The head of Social Damages for the Ministry of Welfare, Rouzbeh Kardouni, announced the budget and the ministry’s commitment to reducing the suicide rate. The Mehr News Agency reports that according to Kardouni: “Suicide is a topic that needs to be addressed with pragmatism. Health Ministry statistics indicate that from 2002 to 2012, 30,000 people died as a result of committing suicide.”

He added that in certain areas of the country, suicide rates are higher than others, so they have to be looked at individually. He added: “However, to claim that committing suicide has grown considerably and that we are facing a crisis in this area is not really an accurate representation of the social reality we are facing.”

He went on to report that about one-third of the victims of suicide are identified as “uneducated or low-educated” and only five percent of them have university level education.

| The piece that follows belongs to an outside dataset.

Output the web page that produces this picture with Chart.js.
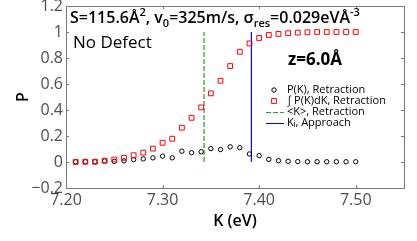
<!DOCTYPE html>
<html>
<head>
<meta charset="utf-8">
<script src="https://cdn.jsdelivr.net/npm/chart.js@4.4.1/dist/chart.umd.min.js"></script>
<style>
  html, body { margin: 0; padding: 0; background: #fff; }
  #wrap { width: 417px; height: 241px; }
</style>
</head>
<body>
<div id="wrap"><canvas id="c"></canvas></div>
<script>
var kValues = [7.21, 7.22, 7.23, 7.24, 7.25, 7.26, 7.27, 7.28, 7.29, 7.30,
               7.31, 7.32, 7.33, 7.34, 7.35, 7.36, 7.37, 7.38, 7.39, 7.40,
               7.41, 7.42, 7.43, 7.44, 7.45, 7.46, 7.47, 7.48, 7.49, 7.50];
var pRetraction = [0.002, 0.002, 0.002, 0.008, 0.005, 0.009, 0.018, 0.024, 0.032, 0.045,
                   0.032, 0.083, 0.072, 0.079, 0.103, 0.096, 0.117, 0.110, 0.062, 0.049,
                   0.020, 0.010, 0.005, 0.003, 0.002, 0.002, 0.002, 0.002, 0.002, 0.002];
var cumRetraction = [0.000, 0.002, 0.002, 0.010, 0.019, 0.032, 0.052, 0.072, 0.103, 0.148,
                     0.179, 0.264, 0.340, 0.420, 0.528, 0.625, 0.738, 0.848, 0.912, 0.954,
                     0.977, 0.985, 0.991, 0.995, 0.998, 1.000, 1.000, 1.000, 1.000, 1.000];
var meanK = 7.343;
var approachK = 7.392;
var markerSpan = [0, 1];
var xTicks = [7.20, 7.30, 7.40, 7.50];
var yTicks = [-0.2, 0, 0.2, 0.4, 0.6, 0.8, 1, 1.2];
var legendLabels = ["P(K), Retraction", "\u222B P(K)dK, Retraction", "<K>, Retraction", "K\u1D62, Approach"];

var AXIS_COLOR = "#7a7a7a";
var TICK_COLOR = "#4d4d4d";
var FONT = "'Open Sans', sans-serif";

function points(xs, ys) {
  return xs.map(function (x, i) { return { x: x, y: ys[i] }; });
}

function vline(x) {
  return markerSpan.map(function (y) { return { x: x, y: y }; });
}

function fmtY(v) {
  var r = Math.round(v * 10) / 10;
  if (r === 0) return "0";
  if (r === 1) return "1";
  var s = Math.abs(r).toFixed(1);
  return r < 0 ? "\u2212" + s : s;
}

// draws text runs with sub/superscripts
function richText(ctx, x, y, parts, size, weight) {
  ctx.textBaseline = "alphabetic";
  ctx.textAlign = "left";
  parts.forEach(function (p) {
    var s = p.sub || p.sup ? Math.round(size * 0.68) : size;
    var dy = p.sub ? size * 0.22 : (p.sup ? -size * 0.42 : 0);
    ctx.font = weight + " " + s + "px " + FONT;
    ctx.fillText(p.t, x, y + dy);
    x += ctx.measureText(p.t).width;
  });
}

var framePlugin = {
  id: "frame",
  afterDatasetsDraw: function (chart) {
    var ctx = chart.ctx;
    var a = chart.chartArea;
    var xs = chart.scales.x, ys = chart.scales.y;
    ctx.save();
    ctx.strokeStyle = AXIS_COLOR;
    ctx.lineWidth = 1;
    ctx.strokeRect(Math.round(a.left) + 0.5, Math.round(a.top) + 0.5,
                   Math.round(a.right - a.left), Math.round(a.bottom - a.top));
    ctx.beginPath();
    xTicks.forEach(function (v) {
      var px = Math.round(xs.getPixelForValue(v)) + 0.5;
      ctx.moveTo(px, a.bottom); ctx.lineTo(px, a.bottom - 3);
      ctx.moveTo(px, a.top); ctx.lineTo(px, a.top + 3);
    });
    yTicks.forEach(function (v) {
      var py = Math.round(ys.getPixelForValue(v)) + 0.5;
      ctx.moveTo(a.left, py); ctx.lineTo(a.left + 3, py);
      ctx.moveTo(a.right, py); ctx.lineTo(a.right - 3, py);
    });
    ctx.stroke();

    // annotations
    ctx.fillStyle = "#000";
    richText(ctx, 70, 23, [
      { t: "S=115.6\u00C5" }, { t: "2", sup: true }, { t: ", v" }, { t: "0", sub: true },
      { t: "=325m/s, \u03C3" }, { t: "res", sub: true }, { t: "=0.029eV\u00C5" }, { t: "-3", sup: true }
    ], 16, "600");
    richText(ctx, 73, 48, [{ t: "No Defect" }], 17, "400");
    richText(ctx, 288, 65, [{ t: "z=6.0\u00C5" }], 17, "700");

    // legend
    var lx = 274, tx = 287, ly = [90, 101, 112, 123];
    ctx.font = "400 11px " + FONT;
    ctx.textBaseline = "middle";
    ctx.textAlign = "left";
    ctx.lineWidth = 1;
    chart.data.datasets.forEach(function (ds, row) {
      var y = ly[row];
      ctx.strokeStyle = ds.borderColor;
      ctx.fillStyle = "rgba(0,0,0,0)";
      ctx.setLineDash([]);
      if (ds.showLine === false) {
        Chart.helpers.drawPoint(ctx, {
          pointStyle: ds.pointStyle, radius: ds.pointRadius, borderWidth: 1
        }, lx, y);
      } else {
        ctx.setLineDash(ds.borderDash || []);
        ctx.beginPath();
        ctx.moveTo(266, y + 0.5); ctx.lineTo(284, y + 0.5);
        ctx.stroke();
        ctx.setLineDash([]);
      }
      ctx.fillStyle = "#000";
      ctx.fillText(legendLabels[row], tx, y);
    });
    ctx.restore();
  }
};

new Chart(document.getElementById("c"), {
  type: "scatter",
  data: {
    datasets: [
      {
        label: legendLabels[0],
        data: points(kValues, pRetraction),
        showLine: false,
        pointStyle: "circle",
        pointRadius: 2.2,
        borderWidth: 1,
        borderColor: "#000",
        backgroundColor: "rgba(0,0,0,0)",
        order: 1
      },
      {
        label: legendLabels[1],
        data: points(kValues, cumRetraction),
        showLine: false,
        pointStyle: "rect",
        pointRadius: 3.4,
        borderWidth: 1,
        borderColor: "#ff0000",
        backgroundColor: "rgba(0,0,0,0)",
        order: 0
      },
      {
        label: legendLabels[2],
        data: vline(meanK),
        showLine: true,
        pointRadius: 0,
        borderWidth: 1.2,
        borderDash: [5, 2],
        borderColor: "#2e9a2e",
        order: 2
      },
      {
        label: legendLabels[3],
        data: vline(approachK),
        showLine: true,
        pointRadius: 0,
        borderWidth: 1.2,
        borderColor: "#0000ff",
        order: 2
      }
    ]
  },
  options: {
    responsive: true,
    maintainAspectRatio: false,
    animation: false,
    layout: { padding: { left: 0, right: 13, top: 6, bottom: 0 } },
    plugins: { legend: { display: false }, tooltip: { enabled: false } },
    scales: {
      x: {
        type: "linear",
        min: 7.2,
        max: 7.55,
        afterBuildTicks: function (s) { s.ticks = xTicks.map(function (v) { return { value: v }; }); },
        afterFit: function (s) { s.height = 53; s.paddingLeft = 0; s.paddingRight = 0; },
        grid: { display: false, drawTicks: false },
        border: { display: false },
        ticks: {
          maxRotation: 0,
          padding: 3,
          color: TICK_COLOR,
          font: { family: FONT, size: 16 },
          callback: function (v) { return Number(v).toFixed(2); }
        },
        title: {
          display: true,
          text: "K (eV)",
          color: "#000",
          padding: { bottom: 10 },
          font: { family: FONT, size: 16, weight: "600" }
        }
      },
      y: {
        min: -0.2,
        max: 1.2,
        afterBuildTicks: function (s) { s.ticks = yTicks.map(function (v) { return { value: v }; }); },
        afterFit: function (s) { s.width = 66; s.paddingTop = 0; s.paddingBottom = 0; },
        grid: { display: false, drawTicks: false },
        border: { display: false },
        ticks: {
          padding: 3,
          color: TICK_COLOR,
          font: { family: FONT, size: 16 },
          callback: function (v) { return fmtY(v); }
        },
        title: {
          display: true,
          text: "P",
          color: "#000",
          padding: { top: 14 },
          font: { family: FONT, size: 16, weight: "600" }
        }
      }
    }
  },
  plugins: [framePlugin]
});
</script>
</body>
</html>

According to Kardouni, university students and retirees, with a rate of 3.1 and 3.4 percent respectively, have the lowest incidence of suicide, adding that Iran’s suicide rate in the past year is only half the global average of twelve percent.
Meanwhile, a coroner’s report on suicide rates indicates a 14-percent increase in the first nine months of last year compared to the previous year. Kazem Malakooti, an Iranian psychiatrist and head of the Society for the Prevention of Suicide, spoke at a conference on September 10 to mark World Suicide Prevention Day, indicating that the provinces of Ilam, Hamedan, Lorestan and some cities have higher suicide rates than countries in Europe.

Causes of Suicide
Familial problems and a loss or defeat in private life have been cited as the most common causes of suicide. Poverty and economic problems and a lack of social connections and networks are also common causes of depression and suicide.
Suicide in public is another topic of study. This form of suicide is realized through such acts as self-immolation, jumping from bridges or buildings, or throwing oneself under a train. From a sociological perspective, public acts of suicide are an individual’s reaction to society and a possible protest against the status quo.

Actual statistics regarding suicide in Iran are not clear due to the secrecy with which is usually approached, owing to the cultural and religious reluctance to address it. Families often cover up a relative’s suicide by claiming the death was due to a car crash or some other accident.

There is also a good possibility that authorities are manipulating statistics, because suicide rates can be a negative reflection on the country’s overall social health. Meanwhile, there are no definitive research data available regarding the actual demographics of suicide in Iran. One of the few studies available found that between 1998 and 2004, suicide was second only to driving accidents as the cause of death among university students.

A member of the Tehran University faculty of Welfare and Rehabilitation said last August that the rising suicide rate among young people was caused by erroneous population policies and society’s failure to address the needs of this group.
Official reports put the national rate of suicide at five per 100,000. Even if this report is real and reliable, setting aside a budget of one billion toumans to prevent suicide is very low and a cause for surprise.

The comments posted on the Tabnak website under the report about the budget are telling of the public reaction. Most say that economic hardship is the chief cause of the rising rates of suicide across the country, and many of them add that the budgeted amount would only be enough to hire the staff needed to launch the project.